-- start Data for this exercise --
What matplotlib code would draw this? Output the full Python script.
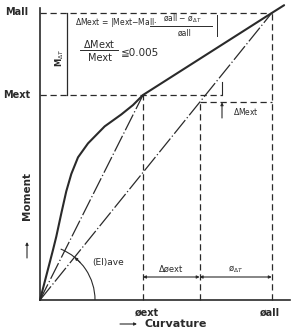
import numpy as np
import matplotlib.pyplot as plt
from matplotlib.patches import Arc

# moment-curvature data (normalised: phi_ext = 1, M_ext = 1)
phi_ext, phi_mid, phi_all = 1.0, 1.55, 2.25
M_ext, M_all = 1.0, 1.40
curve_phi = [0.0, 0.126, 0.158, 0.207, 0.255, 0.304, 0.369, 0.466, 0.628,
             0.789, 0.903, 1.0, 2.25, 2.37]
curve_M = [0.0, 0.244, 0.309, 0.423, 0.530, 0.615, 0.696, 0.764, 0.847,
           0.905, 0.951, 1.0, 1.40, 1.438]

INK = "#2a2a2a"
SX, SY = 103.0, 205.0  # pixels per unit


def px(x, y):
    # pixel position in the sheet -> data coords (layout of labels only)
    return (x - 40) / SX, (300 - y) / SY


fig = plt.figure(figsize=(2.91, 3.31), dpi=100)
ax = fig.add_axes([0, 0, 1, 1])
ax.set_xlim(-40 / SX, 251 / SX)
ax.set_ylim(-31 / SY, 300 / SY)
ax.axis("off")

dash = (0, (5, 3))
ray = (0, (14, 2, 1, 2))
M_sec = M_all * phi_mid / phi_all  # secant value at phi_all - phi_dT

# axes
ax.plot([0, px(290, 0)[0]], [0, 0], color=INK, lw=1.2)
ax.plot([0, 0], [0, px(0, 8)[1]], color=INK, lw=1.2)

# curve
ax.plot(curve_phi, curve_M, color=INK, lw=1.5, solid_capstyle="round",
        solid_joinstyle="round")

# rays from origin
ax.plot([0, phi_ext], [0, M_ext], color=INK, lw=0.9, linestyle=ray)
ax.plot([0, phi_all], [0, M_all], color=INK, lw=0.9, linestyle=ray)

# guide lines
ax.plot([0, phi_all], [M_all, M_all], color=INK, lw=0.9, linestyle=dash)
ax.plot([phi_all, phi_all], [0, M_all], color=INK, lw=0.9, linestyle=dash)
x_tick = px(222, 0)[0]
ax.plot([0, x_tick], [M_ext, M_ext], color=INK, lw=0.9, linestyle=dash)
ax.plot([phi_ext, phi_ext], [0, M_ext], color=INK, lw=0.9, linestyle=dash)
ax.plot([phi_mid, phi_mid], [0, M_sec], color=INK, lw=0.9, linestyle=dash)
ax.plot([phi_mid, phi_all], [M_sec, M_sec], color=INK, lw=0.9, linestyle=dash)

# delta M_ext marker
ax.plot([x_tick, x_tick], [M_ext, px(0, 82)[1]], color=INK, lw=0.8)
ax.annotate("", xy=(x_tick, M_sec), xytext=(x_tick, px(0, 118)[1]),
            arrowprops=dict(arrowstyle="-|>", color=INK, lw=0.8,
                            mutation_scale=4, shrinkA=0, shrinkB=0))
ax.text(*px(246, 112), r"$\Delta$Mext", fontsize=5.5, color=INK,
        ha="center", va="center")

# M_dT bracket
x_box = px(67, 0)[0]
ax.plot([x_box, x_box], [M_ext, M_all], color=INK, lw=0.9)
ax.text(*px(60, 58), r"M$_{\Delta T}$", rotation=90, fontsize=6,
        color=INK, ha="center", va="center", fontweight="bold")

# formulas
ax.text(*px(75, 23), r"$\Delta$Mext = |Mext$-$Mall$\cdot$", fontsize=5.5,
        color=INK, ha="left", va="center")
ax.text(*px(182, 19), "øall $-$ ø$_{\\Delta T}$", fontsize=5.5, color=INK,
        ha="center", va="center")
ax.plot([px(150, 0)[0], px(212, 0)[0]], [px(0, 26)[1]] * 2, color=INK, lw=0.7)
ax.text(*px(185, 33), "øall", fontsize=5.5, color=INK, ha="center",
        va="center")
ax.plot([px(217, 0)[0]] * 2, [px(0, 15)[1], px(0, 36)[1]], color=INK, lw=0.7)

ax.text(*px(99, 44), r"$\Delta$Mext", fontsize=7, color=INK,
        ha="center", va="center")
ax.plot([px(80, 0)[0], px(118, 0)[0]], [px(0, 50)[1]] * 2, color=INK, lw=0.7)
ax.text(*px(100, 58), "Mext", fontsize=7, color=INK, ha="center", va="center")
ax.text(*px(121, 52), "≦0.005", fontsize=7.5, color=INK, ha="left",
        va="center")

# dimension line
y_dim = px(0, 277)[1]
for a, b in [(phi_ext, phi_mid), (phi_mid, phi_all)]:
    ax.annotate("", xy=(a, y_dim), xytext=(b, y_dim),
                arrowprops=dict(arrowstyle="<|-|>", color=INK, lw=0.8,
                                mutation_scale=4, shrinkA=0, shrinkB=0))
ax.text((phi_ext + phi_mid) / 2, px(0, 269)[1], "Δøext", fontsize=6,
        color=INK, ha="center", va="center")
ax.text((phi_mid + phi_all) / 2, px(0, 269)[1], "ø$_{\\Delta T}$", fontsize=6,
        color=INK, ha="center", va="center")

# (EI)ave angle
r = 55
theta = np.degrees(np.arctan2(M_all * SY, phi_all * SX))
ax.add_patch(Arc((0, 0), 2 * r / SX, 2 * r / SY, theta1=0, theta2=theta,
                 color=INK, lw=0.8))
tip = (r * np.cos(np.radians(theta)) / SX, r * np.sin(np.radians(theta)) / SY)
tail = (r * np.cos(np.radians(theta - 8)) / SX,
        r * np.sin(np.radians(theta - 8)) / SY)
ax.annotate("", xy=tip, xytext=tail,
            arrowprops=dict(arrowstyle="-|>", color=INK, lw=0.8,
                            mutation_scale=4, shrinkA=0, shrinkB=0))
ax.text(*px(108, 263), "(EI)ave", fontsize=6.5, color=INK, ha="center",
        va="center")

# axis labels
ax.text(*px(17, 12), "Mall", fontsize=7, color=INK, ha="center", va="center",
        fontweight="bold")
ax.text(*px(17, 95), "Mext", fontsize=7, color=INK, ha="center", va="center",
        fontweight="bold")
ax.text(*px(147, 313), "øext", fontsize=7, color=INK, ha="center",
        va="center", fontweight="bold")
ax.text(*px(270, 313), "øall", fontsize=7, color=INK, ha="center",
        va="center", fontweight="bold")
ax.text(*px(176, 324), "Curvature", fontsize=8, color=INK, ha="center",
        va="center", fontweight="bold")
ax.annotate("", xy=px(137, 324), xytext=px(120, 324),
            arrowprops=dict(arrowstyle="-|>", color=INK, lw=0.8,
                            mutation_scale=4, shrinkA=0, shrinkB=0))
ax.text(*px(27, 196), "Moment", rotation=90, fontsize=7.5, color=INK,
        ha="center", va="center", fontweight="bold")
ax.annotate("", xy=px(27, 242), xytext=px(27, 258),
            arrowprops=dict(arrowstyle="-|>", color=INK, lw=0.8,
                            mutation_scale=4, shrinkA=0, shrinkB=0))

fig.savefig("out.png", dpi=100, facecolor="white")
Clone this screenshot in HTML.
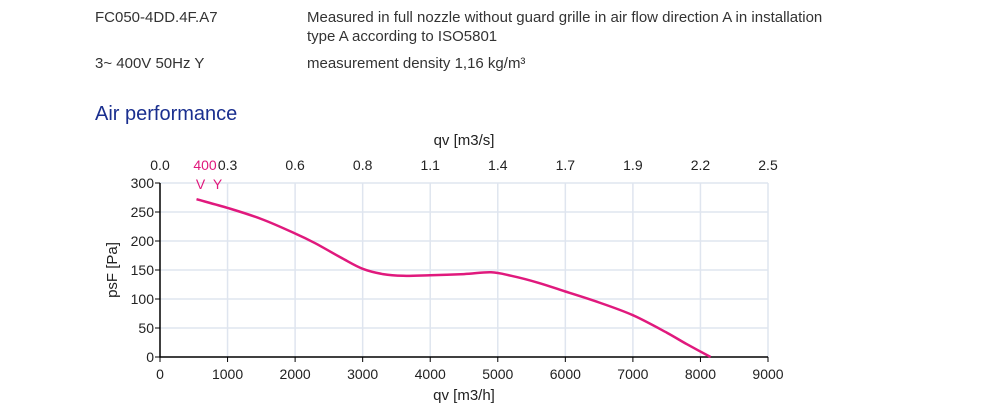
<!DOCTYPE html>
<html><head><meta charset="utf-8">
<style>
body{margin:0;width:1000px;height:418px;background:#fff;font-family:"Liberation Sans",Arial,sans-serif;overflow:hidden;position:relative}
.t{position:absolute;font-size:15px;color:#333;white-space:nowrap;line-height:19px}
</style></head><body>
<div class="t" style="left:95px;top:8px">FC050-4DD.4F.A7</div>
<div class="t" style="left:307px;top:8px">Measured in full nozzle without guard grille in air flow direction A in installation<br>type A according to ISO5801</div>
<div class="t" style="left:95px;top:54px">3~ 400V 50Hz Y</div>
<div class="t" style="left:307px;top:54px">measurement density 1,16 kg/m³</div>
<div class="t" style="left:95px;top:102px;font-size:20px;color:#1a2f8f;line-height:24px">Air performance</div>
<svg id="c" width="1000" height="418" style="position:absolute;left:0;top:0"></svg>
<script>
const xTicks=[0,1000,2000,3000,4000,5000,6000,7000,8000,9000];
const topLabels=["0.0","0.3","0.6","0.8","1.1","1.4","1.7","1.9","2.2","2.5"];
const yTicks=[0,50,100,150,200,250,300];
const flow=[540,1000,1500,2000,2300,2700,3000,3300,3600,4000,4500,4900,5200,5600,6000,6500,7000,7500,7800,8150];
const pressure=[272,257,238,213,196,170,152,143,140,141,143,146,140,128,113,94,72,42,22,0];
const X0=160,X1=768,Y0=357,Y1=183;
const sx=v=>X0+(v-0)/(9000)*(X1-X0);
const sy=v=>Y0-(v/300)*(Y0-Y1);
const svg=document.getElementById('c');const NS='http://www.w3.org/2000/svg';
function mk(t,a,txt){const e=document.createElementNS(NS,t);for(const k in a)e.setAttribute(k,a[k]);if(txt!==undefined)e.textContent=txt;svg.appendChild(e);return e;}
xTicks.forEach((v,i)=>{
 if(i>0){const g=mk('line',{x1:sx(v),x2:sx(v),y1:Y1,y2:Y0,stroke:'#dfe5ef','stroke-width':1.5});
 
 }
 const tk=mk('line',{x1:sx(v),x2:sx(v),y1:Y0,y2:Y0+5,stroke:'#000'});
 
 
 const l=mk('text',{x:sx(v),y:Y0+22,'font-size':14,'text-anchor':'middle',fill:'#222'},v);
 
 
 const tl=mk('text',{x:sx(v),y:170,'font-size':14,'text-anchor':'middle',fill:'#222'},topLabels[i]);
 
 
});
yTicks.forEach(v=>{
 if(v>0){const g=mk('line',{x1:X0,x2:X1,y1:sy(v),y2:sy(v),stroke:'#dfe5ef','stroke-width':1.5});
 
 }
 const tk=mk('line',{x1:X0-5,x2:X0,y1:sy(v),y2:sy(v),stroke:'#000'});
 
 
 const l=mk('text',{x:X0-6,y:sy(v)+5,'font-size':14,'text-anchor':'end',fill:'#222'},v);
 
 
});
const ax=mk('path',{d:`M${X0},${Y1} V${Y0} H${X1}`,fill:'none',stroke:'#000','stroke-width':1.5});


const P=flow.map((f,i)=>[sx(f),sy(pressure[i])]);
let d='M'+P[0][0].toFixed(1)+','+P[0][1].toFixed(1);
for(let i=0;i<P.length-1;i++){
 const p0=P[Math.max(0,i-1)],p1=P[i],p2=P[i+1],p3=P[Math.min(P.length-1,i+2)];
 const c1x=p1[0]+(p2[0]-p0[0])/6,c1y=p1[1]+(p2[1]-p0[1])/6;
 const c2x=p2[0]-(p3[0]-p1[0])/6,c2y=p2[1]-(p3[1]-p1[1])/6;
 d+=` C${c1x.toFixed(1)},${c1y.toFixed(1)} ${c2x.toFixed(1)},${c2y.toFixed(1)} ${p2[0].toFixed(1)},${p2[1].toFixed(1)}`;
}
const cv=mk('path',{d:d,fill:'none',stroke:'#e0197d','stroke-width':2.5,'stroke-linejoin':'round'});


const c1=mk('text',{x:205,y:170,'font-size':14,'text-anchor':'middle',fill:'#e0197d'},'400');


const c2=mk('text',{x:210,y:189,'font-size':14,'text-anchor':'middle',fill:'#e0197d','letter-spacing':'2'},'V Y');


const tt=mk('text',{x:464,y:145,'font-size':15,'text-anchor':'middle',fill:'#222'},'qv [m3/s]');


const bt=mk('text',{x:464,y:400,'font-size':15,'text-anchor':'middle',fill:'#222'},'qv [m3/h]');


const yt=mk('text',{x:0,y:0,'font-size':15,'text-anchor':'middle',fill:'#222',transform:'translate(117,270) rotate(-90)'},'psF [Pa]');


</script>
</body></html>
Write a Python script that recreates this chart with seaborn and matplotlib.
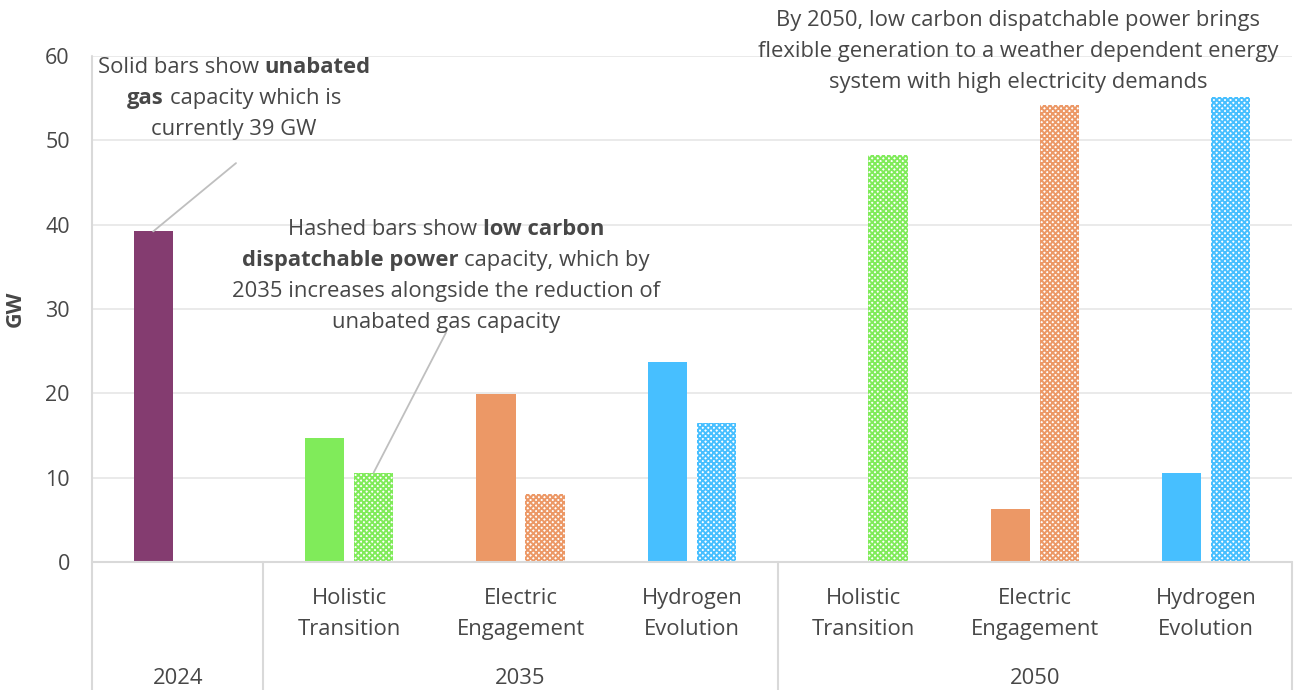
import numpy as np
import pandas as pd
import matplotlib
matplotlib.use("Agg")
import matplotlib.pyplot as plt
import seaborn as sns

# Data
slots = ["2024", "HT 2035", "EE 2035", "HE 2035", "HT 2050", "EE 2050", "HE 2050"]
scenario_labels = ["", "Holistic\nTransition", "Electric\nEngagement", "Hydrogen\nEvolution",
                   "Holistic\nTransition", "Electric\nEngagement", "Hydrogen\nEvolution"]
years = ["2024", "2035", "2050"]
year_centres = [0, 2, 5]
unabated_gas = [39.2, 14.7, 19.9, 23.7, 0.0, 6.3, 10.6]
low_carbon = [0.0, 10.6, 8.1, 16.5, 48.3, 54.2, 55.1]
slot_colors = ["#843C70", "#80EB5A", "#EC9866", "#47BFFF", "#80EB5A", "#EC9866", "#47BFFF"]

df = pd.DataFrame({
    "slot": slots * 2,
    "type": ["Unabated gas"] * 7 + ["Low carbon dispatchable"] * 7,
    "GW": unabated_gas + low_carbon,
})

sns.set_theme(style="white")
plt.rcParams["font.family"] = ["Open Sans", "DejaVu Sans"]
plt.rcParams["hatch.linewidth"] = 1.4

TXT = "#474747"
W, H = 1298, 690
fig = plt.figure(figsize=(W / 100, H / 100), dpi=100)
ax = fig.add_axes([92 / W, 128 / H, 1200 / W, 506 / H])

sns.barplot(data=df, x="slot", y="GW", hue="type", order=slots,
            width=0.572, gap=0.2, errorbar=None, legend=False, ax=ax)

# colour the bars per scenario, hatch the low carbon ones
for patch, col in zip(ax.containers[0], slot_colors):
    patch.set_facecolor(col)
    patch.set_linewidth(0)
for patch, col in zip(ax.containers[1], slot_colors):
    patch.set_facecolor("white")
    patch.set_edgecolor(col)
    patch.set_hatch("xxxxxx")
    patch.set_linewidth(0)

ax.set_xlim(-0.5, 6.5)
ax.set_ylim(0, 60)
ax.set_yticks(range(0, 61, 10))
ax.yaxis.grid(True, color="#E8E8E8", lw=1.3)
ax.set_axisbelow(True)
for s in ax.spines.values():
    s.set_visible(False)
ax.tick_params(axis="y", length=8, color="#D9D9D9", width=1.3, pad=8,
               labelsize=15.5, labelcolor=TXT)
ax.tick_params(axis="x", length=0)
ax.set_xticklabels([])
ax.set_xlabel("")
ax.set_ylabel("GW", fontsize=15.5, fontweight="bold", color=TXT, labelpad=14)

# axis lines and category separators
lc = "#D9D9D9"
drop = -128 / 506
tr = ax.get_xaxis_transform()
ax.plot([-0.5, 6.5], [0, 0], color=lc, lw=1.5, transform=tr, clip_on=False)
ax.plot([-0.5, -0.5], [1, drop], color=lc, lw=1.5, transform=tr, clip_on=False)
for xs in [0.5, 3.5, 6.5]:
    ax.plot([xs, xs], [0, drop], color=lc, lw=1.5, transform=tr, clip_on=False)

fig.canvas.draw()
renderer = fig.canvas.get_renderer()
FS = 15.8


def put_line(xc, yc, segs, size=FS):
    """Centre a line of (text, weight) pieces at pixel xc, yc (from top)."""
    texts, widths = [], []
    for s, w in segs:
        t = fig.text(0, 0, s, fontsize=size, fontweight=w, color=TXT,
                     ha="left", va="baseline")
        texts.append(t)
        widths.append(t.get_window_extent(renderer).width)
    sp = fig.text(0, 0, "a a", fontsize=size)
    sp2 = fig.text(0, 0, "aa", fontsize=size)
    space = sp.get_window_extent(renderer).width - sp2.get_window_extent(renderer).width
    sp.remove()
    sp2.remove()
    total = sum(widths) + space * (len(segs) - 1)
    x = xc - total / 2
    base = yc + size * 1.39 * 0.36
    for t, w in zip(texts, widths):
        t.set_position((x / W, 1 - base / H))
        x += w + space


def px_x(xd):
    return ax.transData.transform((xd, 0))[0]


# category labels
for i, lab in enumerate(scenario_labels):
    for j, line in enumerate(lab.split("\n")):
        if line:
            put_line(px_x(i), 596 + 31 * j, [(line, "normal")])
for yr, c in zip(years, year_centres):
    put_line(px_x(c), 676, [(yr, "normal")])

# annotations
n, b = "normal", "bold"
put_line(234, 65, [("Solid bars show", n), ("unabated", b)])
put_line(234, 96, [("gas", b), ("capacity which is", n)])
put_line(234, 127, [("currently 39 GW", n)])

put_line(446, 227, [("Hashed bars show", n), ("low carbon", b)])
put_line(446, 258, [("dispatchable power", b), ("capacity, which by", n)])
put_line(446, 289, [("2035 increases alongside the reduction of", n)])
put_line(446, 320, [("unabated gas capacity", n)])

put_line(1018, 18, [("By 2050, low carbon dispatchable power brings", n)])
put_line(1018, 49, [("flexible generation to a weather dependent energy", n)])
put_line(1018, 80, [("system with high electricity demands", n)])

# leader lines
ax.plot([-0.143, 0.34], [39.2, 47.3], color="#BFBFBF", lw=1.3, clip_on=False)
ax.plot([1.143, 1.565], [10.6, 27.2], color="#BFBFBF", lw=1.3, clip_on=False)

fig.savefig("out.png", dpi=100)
-- end Data for this exercise --
Restate, line by line and word for word, everything from the top of the material through the line that contains "SX, SY = 103.0, 205.0". Leave pictures out.

Result of this task |
What matplotlib code would draw this? Output the full Python script.
import numpy as np
import matplotlib.pyplot as plt
from matplotlib.patches import Arc

# moment-curvature data (normalised: phi_ext = 1, M_ext = 1)
phi_ext, phi_mid, phi_all = 1.0, 1.55, 2.25
M_ext, M_all = 1.0, 1.40
curve_phi = [0.0, 0.126, 0.158, 0.207, 0.255, 0.304, 0.369, 0.466, 0.628,
             0.789, 0.903, 1.0, 2.25, 2.37]
curve_M = [0.0, 0.244, 0.309, 0.423, 0.530, 0.615, 0.696, 0.764, 0.847,
           0.905, 0.951, 1.0, 1.40, 1.438]

INK = "#2a2a2a"
SX, SY = 103.0, 205.0  # pixels per unit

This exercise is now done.